There absolutely is an equivalent prohibition: "Encrypted Signals are never allowed when leading, following suit or discarding". Interestingly enough, most (not the psychic control) of the rest of that document is perfectly fine on the Open chart, and anywhere that responder's calls are not regulated...
Yes, you are right of course. Thinking more about it, it is not encryption.
And thanks for the Crypto-Club
All except the psychic control are legal in any event here too, assuming we consider "4th leads with less than 7 HCP" not really encryption (on the same basis as 3rd and 5th).
The one I liked most was 3NT as a raise of 1M with two top honours, which is not only a neat example of encryption but looks genuinely playable, or at least no worse than using the same sequence to show 4333 or a splinter in the other major. I think I'll put it on my card for next year.
And the fact that I can legally do so is why I dislike having rules against doing similar during play. I don't buy the argument that people are tempted to cheat, just as I don't buy it for odd-even signals for that matter. Yes it is completely unexpected and there is no alert, but then we have to pre-alert even some mainstream signals (K from AK, at least over here) so pre-alerting weird stuff should be no issue. And if we were playing electronically, I would expect future laws to require an automatic explanation of agreed signal anyway.
#7
Posted 2025-November-01, 13:52
Huibertus, on 2025-October-31, 14:13, said:
Encryption is a different situation. It is a different carding agreement on the basis of information (as opposed to deduction) defenders DO and declarer DOESN't have. It was used for deciding to switch between high even en high odd distribution signals. For instance on the basis you lead Ace and King in a side suit, declare ruffs the second where dummy had 3. You'd then do HL even going forward in other suits, for the defender with an odd number of cards in the suit lead, and HL odd in case he had an even number of cards in the suit lead.
Agreed about encryption, and thanks for another neat example.
I don't agree that 4th best is necessarily 2nd or 4th, it was so as played in UK but never so here in Italy for instance.
But that is a quibble, there are indeed other lead agreements which are ambiguous and require partner to deduce, such as K from AK or KQ.
#8
Posted 2025-November-01, 15:41
#9
Posted 2025-November-01, 20:29
Step 2, which is the encrypted information is "If I've led from QJ, I play high-even count, as do you; if from shortness, we play high-odd."

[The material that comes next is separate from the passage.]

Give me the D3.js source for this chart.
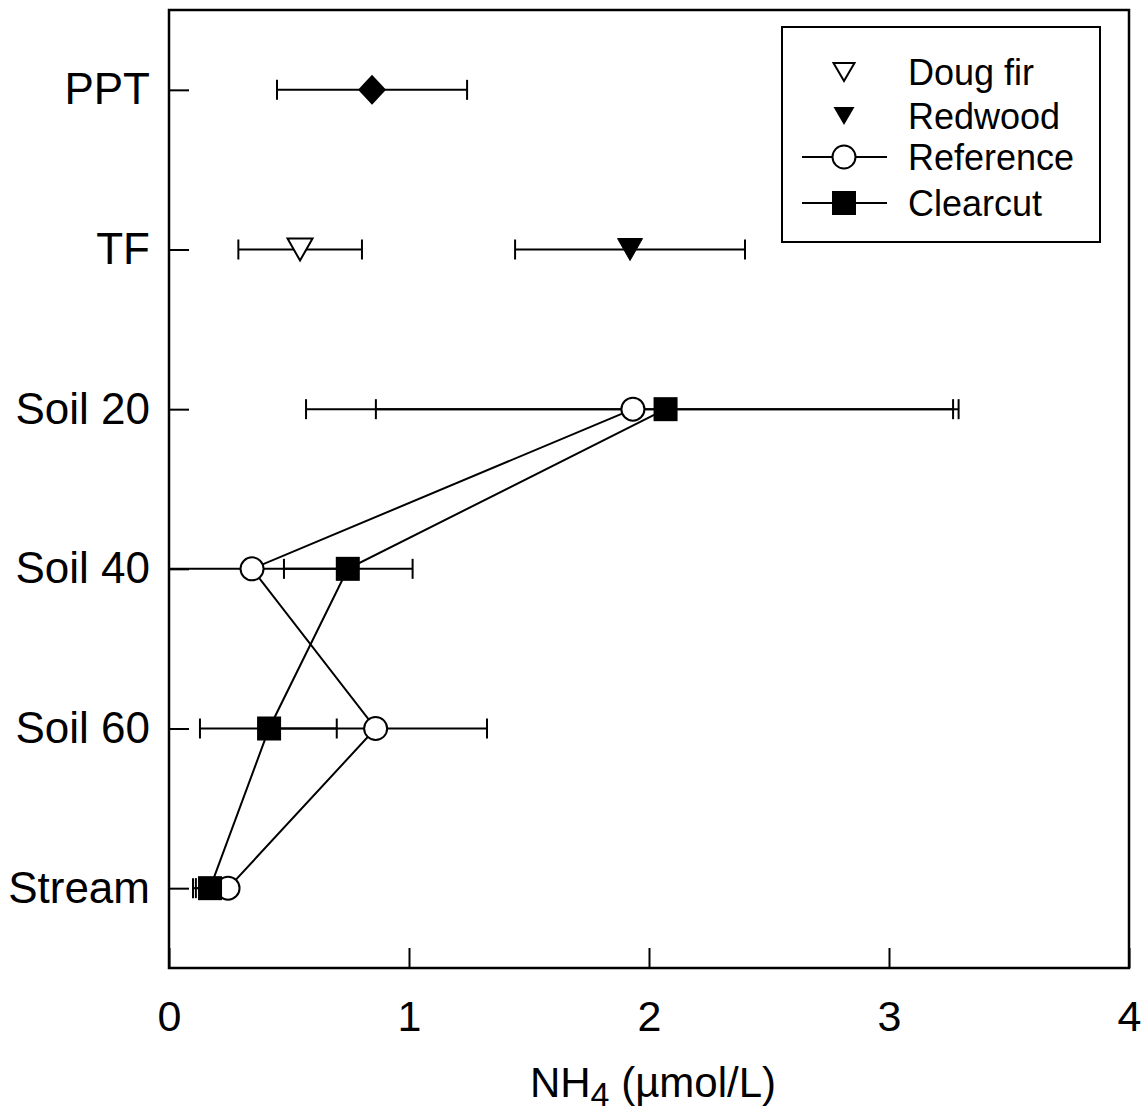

Sure, this one you probably can't keep obscured too long, but it might be long enough...
#10
Posted 2025-November-03, 14:28
johnu, on 2025-November-01, 15:41, said:
This is just an ordinary inference, not encryption. When partner leads the Q, they don't know whether you have the J, so they don't know the encryption key.
#11
Posted 2025-November-05, 03:15
pescetom, on 2025-November-01, 13:52, said:
I don't agree that 4th best is necessarily 2nd or 4th, it was so as played in UK but never so here in Italy for instance.
Well, in that case 4th best in reality becomes 3rd or 4th simply because once you decide to lead a 3 card, you simply can't lead the 4th best.
3rd or 4th is even more troublesome then 3rd or 5th or 2nd/4th because it is harder to assess a 1 card gap then it is to assess a 2 card gap, so it doesn't change my observation.